This latest speech given by Turkish President Recep Tayyip Erdogan during an AKP conference, in which he openly announced that Turkey is currently seeking to forge new alliances and resolve old rivalries is a major indicator that Erdogan is facing a growing disconnect and alienation, with allies and supporters gradually retreating.

The question here is, what prompted Erdogan, the president of one of the largest countries in the region, to reach the point of needing to seek support and new alliances, and how did these current rivalries he seeks to resolve, develop in the first place? In the early years of Erdogan's rule and in the long years in which his predecessors ruled, Turkey had always maintained strong cordial relations on a regional and international level, as an influential country with an important strategic position, and a key member of NATO, so how did all this change?

During the past few years, there has not been a single crisis in the Arab region in which Turkey had not played a role or intervened in the internal conflicts of the countries involved. It can be said that Turkish borders are no longer defined so clearly, whether we look to the East towards the Caucasus, the West towards Greece and the Aegean Sea, the Libyan shores, or to the South towards Syria and Egypt.

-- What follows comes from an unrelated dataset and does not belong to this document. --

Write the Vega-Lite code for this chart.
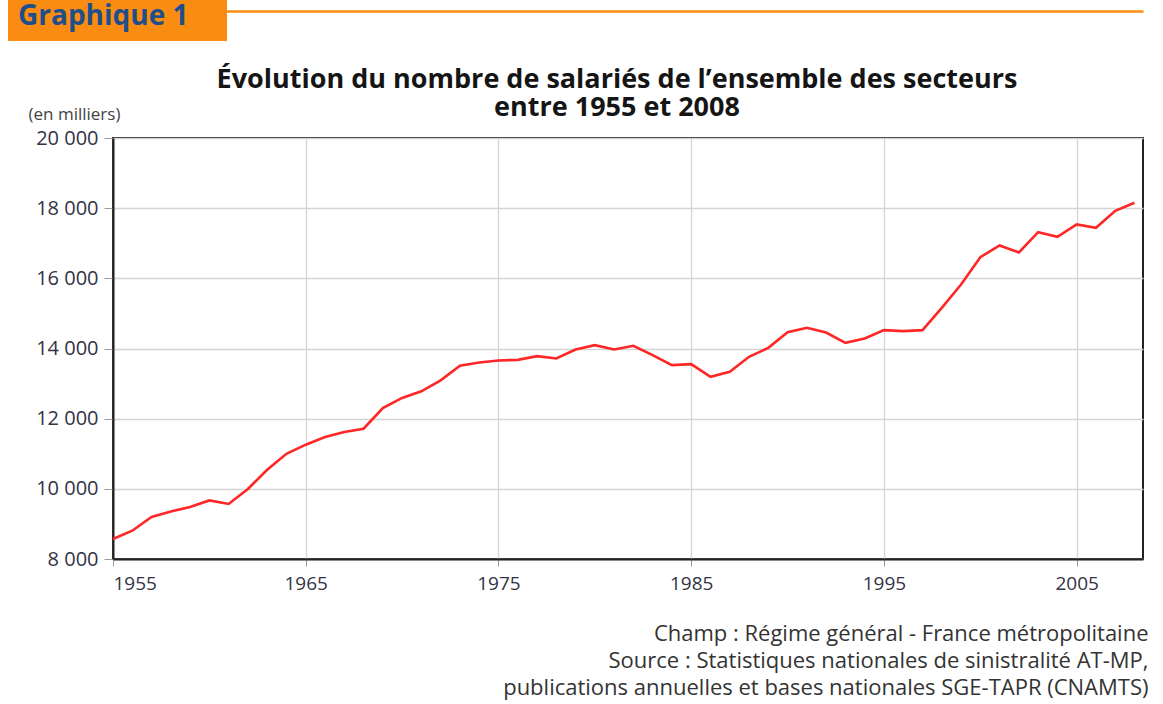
{
  "$schema": "https://vega.github.io/schema/vega-lite/v6.json",
  "width": 1030,
  "height": 421,
  "autosize": {"type": "none"},
  "padding": {"left": 113, "top": 138, "right": 20, "bottom": 145},
  "background": "white",
  "title": {
    "text": ["Évolution du nombre de salariés de l’ensemble des secteurs", "entre 1955 et 2008"],
    "anchor": "middle",
    "frame": "group",
    "font": "Open Sans",
    "fontSize": 27,
    "fontWeight": "bold",
    "color": "#151515",
    "lineHeight": 28,
    "dx": -11,
    "dy": 147
  },
  "data": {
    "values": [
      {"annee": 1955, "salaries": 8570},
      {"annee": 1956, "salaries": 8807},
      {"annee": 1957, "salaries": 9197},
      {"annee": 1958, "salaries": 9357},
      {"annee": 1959, "salaries": 9482},
      {"annee": 1960, "salaries": 9670},
      {"annee": 1961, "salaries": 9568},
      {"annee": 1962, "salaries": 9995},
      {"annee": 1963, "salaries": 10545},
      {"annee": 1964, "salaries": 11000},
      {"annee": 1965, "salaries": 11258},
      {"annee": 1966, "salaries": 11478},
      {"annee": 1967, "salaries": 11620},
      {"annee": 1968, "salaries": 11714},
      {"annee": 1969, "salaries": 12304},
      {"annee": 1970, "salaries": 12590},
      {"annee": 1971, "salaries": 12779},
      {"annee": 1972, "salaries": 13091},
      {"annee": 1973, "salaries": 13507},
      {"annee": 1974, "salaries": 13600},
      {"annee": 1975, "salaries": 13658},
      {"annee": 1976, "salaries": 13677},
      {"annee": 1977, "salaries": 13781},
      {"annee": 1978, "salaries": 13715},
      {"annee": 1979, "salaries": 13972},
      {"annee": 1980, "salaries": 14095},
      {"annee": 1981, "salaries": 13972},
      {"annee": 1982, "salaries": 14076},
      {"annee": 1983, "salaries": 13810},
      {"annee": 1984, "salaries": 13525},
      {"annee": 1985, "salaries": 13553},
      {"annee": 1986, "salaries": 13193},
      {"annee": 1987, "salaries": 13336},
      {"annee": 1988, "salaries": 13763},
      {"annee": 1989, "salaries": 14019},
      {"annee": 1990, "salaries": 14466},
      {"annee": 1991, "salaries": 14590},
      {"annee": 1992, "salaries": 14456},
      {"annee": 1993, "salaries": 14162},
      {"annee": 1994, "salaries": 14285},
      {"annee": 1995, "salaries": 14523},
      {"annee": 1996, "salaries": 14495},
      {"annee": 1997, "salaries": 14523},
      {"annee": 1998, "salaries": 15160},
      {"annee": 1999, "salaries": 15824},
      {"annee": 2000, "salaries": 16603},
      {"annee": 2001, "salaries": 16936},
      {"annee": 2002, "salaries": 16737},
      {"annee": 2003, "salaries": 17316},
      {"annee": 2004, "salaries": 17184},
      {"annee": 2005, "salaries": 17535},
      {"annee": 2006, "salaries": 17440},
      {"annee": 2007, "salaries": 17925},
      {"annee": 2008, "salaries": 18153}
    ]
  },
  "layer": [
    {
      "mark": {"type": "line", "strokeWidth": 2.6},
      "encoding": {
        "x": {
          "field": "annee",
          "type": "quantitative",
          "scale": {"domain": [1955, 2008.44], "nice": false, "zero": false},
          "axis": {
            "values": [1955, 1965, 1975, 1985, 1995, 2005],
            "format": "d",
            "grid": true,
            "gridColor": "#d4d4d4",
            "gridWidth": 1.3,
            "domain": true,
            "domainColor": "#222222",
            "domainWidth": 2,
            "tickColor": "#9a9a9a",
            "tickSize": 7,
            "labelPadding": 8,
            "labelFont": "Open Sans",
            "labelFontSize": 19,
            "labelColor": "#333344",
            "title": [
              "Champ : Régime général - France métropolitaine",
              "Source : Statistiques nationales de sinistralité AT-MP,",
              "publications annuelles et bases nationales SGE-TAPR (CNAMTS)"
            ],
            "titleX": 1035,
            "titleY": 81,
            "titleAlign": "right",
            "titleBaseline": "alphabetic",
            "titleFont": "Open Sans",
            "titleFontSize": 22,
            "titleFontWeight": "normal",
            "titleColor": "#333333",
            "titleLineHeight": 27
          }
        },
        "y": {
          "field": "salaries",
          "type": "quantitative",
          "scale": {"domain": [8000, 20000], "nice": false, "zero": false},
          "axis": {
            "values": [8000, 10000, 12000, 14000, 16000, 18000, 20000],
            "labelExpr": "replace(format(datum.value, ','), ',', ' ')",
            "grid": true,
            "gridColor": "#d4d4d4",
            "gridWidth": 1.3,
            "domain": true,
            "domainColor": "#222222",
            "domainWidth": 2,
            "tickColor": "#9a9a9a",
            "tickSize": 9,
            "labelPadding": 6,
            "labelFont": "Open Sans",
            "labelFontSize": 20,
            "labelColor": "#333344",
            "title": "(en milliers)",
            "titleAngle": 0,
            "titleX": -85,
            "titleY": -19,
            "titleAlign": "left",
            "titleBaseline": "alphabetic",
            "titleFont": "Open Sans",
            "titleFontSize": 17,
            "titleFontWeight": "normal",
            "titleColor": "#444444"
          }
        },
        "color": {
          "datum": "Graphique 1",
          "scale": {"range": ["#ff2626"]},
          "legend": {
            "title": "Graphique 1",
            "titleOrient": "left",
            "titleAlign": "left",
            "titleBaseline": "top",
            "titleFont": "Open Sans",
            "titleFontSize": 28,
            "titleFontWeight": "bold",
            "titleColor": "#1f4f8a",
            "titlePadding": 0,
            "titleLimit": 400,
            "orient": "none",
            "legendX": -105,
            "legendY": -159,
            "fillColor": "#fb8c12",
            "padding": 10,
            "symbolSize": 0,
            "symbolStrokeWidth": 0,
            "symbolOpacity": 0,
            "labelOffset": 0,
            "labelFontSize": 28,
            "labelExpr": "''"
          }
        }
      }
    },
    {
      "mark": {"type": "line", "strokeOpacity": 0},
      "encoding": {
        "x": {
          "field": "annee",
          "type": "quantitative",
          "axis": {
            "orient": "top",
            "domain": true,
            "domainColor": "#fb8c12",
            "domainWidth": 2.5,
            "ticks": false,
            "labels": false,
            "grid": false,
            "title": null,
            "offset": 127
          }
        },
        "y": {"field": "salaries", "type": "quantitative"}
      }
    }
  ],
  "resolve": {"axis": {"x": "independent"}},
  "config": {"view": {"stroke": "#222222", "strokeWidth": 2}}
}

There are two main factors that led Turkey to shift towards what can only be described as ‘expansionism’. The first can be attributed to Erdogan’s declared delusions of grandeur, in which he openly romanticizes the notion of restoring the former glory of the Ottoman Empire at every chance he gets. The second factor can be attributed to the role political Islam played in shaping Erdogan’s mindset and ideology. An ideology that is inherited from Turkish Islamic parties which seek to reverse Kemal Ataturk’s secular role, which he chose for Turkey after the collapse of the Ottoman Empire during the First World War which ended with the Ottomans on the losing side.

People wave Turkey's national flags as they arrive to attend a ceremony marking the first anniversary of the attempted coup at the Bosphorus Bridge in Istanbul, Turkey July 15, 2017. (File photo: Reuters)
People wave Turkey's national flags as they arrive to attend a ceremony marking the first anniversary of the attempted coup at the Bosphorus Bridge in Istanbul, Turkey July 15, 2017. (File photo: Reuters)

In truth, these two matters are highly interconnected, and it is difficult to address one without the other. The ideologies driving both Erdogan and political Islam groups seem to be rooted in vengeance towards those they consider responsible for the collapse of the Ottoman empire, who are also held responsible for standing in the way of the expansion of Islamic movements and their threat to the stability of the region's regimes and the sovereignty of its countries.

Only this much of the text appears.